Egan is a man comfortable in his own skin. He admits: ‘In my thirties I was a bit wild. I smoked from the age of 12 but I haven’t smoked now for nearly a year and I said to myself the other day, “Jesus, how good a jockey could I have been if I’d given up earlier and hadn’t smoked in my forties!”’ Athletes in many sports are lasting longer with better diet and exercise advice. In Egan’s case, having his jockey son David riding against him has brought a benefit. He had a spell as a trainer but the saddle lured him back, and he acknowledges: ‘I’m now doing a different kind of life. I’d never been to the gym in my life but when I started with David I trained him in the gym.’ Daughter Amy has just signed up as an apprentice with Jane Chapple-Hyam and with him at Ascot that day was another son, polite young Conor, just 11, who is riding every day and on the equiciser at night. Conor is one of a group of young pony-racers spending time with Belgian-born legend Christophe Soumillon, and – much to the approval of his father – being taught not just how to ride but how to eat, dress and behave. ‘He thinks Christophe is a god,’ says Egan, who predicts that Soumillon will be responsible ‘for a lot of people in our industry going forward over the next two years’.

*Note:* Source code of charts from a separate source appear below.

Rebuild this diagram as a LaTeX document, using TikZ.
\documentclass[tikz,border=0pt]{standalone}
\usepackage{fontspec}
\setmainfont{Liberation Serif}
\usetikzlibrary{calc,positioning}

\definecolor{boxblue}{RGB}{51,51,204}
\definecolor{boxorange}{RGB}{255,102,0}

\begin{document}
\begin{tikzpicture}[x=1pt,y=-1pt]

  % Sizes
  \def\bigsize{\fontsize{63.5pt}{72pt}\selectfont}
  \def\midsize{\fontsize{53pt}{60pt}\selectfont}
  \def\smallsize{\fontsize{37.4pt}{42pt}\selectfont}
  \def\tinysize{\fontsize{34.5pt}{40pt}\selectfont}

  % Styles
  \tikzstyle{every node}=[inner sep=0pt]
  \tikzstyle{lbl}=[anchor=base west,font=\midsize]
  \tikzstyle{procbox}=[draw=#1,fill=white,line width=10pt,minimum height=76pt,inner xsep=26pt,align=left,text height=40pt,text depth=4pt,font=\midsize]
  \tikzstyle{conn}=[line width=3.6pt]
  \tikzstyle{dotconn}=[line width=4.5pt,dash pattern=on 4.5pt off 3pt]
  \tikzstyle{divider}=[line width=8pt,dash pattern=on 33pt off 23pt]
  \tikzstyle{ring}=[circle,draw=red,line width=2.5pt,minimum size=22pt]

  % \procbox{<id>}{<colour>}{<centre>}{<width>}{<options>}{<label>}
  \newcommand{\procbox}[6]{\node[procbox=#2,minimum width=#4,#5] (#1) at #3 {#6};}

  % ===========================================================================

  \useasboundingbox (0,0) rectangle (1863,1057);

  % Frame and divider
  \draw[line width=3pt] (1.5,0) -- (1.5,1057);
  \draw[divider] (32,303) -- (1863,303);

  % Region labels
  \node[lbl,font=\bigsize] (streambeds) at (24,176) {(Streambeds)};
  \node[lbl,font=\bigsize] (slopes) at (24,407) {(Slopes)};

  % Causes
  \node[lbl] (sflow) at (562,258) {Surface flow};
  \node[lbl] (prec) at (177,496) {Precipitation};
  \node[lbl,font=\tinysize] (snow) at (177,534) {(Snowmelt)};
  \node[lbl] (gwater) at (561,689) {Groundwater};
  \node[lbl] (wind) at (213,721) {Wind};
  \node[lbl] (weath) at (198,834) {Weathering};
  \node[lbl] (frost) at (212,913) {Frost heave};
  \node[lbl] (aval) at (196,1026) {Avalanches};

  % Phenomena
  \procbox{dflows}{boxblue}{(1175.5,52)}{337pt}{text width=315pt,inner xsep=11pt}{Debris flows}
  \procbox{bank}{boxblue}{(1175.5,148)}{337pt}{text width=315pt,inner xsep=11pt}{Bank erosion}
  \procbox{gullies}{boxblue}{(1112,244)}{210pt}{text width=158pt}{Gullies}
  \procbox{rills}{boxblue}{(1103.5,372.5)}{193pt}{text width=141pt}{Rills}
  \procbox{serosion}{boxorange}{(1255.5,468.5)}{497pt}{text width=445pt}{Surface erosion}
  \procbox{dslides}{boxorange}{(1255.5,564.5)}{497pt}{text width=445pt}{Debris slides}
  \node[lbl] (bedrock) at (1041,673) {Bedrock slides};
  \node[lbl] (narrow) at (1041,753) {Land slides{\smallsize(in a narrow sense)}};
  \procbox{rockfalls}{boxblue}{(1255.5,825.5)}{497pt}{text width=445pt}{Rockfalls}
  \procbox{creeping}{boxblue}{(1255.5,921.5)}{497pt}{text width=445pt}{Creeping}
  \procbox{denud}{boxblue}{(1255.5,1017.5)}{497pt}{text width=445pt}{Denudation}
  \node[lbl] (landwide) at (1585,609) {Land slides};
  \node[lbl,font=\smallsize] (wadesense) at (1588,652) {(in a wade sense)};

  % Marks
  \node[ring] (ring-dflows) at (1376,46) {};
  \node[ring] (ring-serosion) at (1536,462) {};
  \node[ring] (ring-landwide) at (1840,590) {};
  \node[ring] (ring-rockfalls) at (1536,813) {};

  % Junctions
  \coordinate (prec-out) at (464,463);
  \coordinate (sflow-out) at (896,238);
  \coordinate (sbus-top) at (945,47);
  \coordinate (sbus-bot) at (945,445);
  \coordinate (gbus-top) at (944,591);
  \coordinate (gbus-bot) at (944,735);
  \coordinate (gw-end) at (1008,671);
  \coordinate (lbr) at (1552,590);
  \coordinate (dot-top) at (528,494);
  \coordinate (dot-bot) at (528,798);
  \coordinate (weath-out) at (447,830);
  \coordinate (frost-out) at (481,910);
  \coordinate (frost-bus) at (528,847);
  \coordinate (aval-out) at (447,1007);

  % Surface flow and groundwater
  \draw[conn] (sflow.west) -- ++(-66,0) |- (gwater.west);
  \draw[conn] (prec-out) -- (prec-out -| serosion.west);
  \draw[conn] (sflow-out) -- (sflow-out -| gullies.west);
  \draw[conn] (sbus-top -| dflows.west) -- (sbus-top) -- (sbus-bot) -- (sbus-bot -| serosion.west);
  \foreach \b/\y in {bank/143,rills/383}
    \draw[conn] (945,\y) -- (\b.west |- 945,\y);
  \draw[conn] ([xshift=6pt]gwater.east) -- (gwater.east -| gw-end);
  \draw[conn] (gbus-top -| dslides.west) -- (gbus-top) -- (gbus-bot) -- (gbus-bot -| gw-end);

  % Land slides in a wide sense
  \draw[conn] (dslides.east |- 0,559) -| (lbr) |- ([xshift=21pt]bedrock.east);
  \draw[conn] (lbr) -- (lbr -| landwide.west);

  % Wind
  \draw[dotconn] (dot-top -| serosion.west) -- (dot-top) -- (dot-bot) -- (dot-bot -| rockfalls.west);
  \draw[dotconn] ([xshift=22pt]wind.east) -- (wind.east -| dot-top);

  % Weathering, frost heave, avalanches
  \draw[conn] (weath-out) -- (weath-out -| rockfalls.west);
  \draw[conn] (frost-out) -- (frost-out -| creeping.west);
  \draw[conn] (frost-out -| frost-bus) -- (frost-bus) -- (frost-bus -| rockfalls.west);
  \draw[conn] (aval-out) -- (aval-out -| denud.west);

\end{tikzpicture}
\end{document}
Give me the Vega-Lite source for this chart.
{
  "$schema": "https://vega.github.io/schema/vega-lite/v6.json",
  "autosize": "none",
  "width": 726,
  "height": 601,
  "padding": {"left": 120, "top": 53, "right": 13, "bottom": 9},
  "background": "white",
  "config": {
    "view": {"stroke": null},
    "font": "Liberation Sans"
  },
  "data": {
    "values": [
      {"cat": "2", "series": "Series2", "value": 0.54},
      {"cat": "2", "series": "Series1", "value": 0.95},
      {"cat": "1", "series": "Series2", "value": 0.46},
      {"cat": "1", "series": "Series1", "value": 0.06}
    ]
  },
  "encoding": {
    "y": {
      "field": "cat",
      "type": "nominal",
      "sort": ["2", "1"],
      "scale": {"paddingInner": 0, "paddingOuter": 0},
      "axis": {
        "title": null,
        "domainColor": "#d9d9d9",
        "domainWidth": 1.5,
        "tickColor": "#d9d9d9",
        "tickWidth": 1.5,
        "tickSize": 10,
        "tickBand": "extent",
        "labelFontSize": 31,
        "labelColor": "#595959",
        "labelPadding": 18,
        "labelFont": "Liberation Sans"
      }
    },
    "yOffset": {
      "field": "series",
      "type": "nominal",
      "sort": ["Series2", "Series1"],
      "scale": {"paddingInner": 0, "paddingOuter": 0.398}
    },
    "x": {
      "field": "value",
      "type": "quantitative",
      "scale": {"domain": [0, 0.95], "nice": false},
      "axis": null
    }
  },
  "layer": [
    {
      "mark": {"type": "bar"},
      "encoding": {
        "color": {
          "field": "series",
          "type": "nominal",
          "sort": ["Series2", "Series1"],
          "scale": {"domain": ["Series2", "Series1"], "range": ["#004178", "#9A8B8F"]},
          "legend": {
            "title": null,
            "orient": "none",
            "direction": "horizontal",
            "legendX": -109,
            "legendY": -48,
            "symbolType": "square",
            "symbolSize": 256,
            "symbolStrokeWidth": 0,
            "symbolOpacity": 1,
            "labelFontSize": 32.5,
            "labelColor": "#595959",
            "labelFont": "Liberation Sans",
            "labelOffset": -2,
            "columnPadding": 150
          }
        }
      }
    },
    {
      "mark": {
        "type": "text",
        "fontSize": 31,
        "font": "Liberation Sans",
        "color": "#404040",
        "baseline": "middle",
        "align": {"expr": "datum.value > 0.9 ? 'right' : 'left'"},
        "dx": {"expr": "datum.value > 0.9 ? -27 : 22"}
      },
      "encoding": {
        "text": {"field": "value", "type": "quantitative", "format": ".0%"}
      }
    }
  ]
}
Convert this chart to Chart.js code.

Egan is proud of David, whose contract as rider to the free-spending but picky Amo partnership has just been renewed: ‘He does a lot of work behind the scenes. He’s got a good brain and is a big asset to them. You’d be glad of the likes of Amo giving contracts to your kids because it’s not easy to get such deals any more.’ One day, when David rode a double at Doncaster, his father performed the same feat at Chester and they have ridden in a Classic together. Paternal pride though hasn’t stopped John from cutting his son up in a race if required.

Life has moved too fast, he believes, for some of the younger riders. ‘It’s easier today,’ he says. ‘They don’t have to be as sharp as we were back in the 1990s. If some of these kids were dropped into a 22-runner field round a sharp track in the north they’d get stage fright. They’re not used to it because there aren’t so many runners.’

It is the older man talking too when he notes huge changes in the training scene. ‘Some younger trainers find themselves with a hundred horses. They can’t get the staff but they keep taking the horses. The horses aren’t as good rides as they used to be because the trainers haven’t got enough good people to ride them at home.’ The racing authorities, he says, should be looking seriously at stable staff ratios.

First riding work for Noel Meade and then apprenticed to Mick O’Toole, Egan was brought up in a harder school. It is a lack of respect which riles him most. In their early days, he and his contemporaries bowed to the wisdom and experience of the likes of Pat Eddery, George Duffield and Bruce Raymond. Not so, he says, with today’s young thrusters. ‘That’s why they’re getting in trouble and crashing cars and having drink problems. They have no respect for others or themselves.’ With horror he reports: ‘Kids today call trainers by their first names. I’m great friends with Ellsie [David Elsworth, trainer of Desert Orchid and some great Flat horses]. I’ll go to his house or take him to the races but he is always Mr Elsworth. I’ve never called him David in my life because that is how I was brought up. When I hear young kids talking of trainers and saying, “George told me this” or “George told me that”, it turns my stomach.’ The key skills haven’t altered. Attitudes have.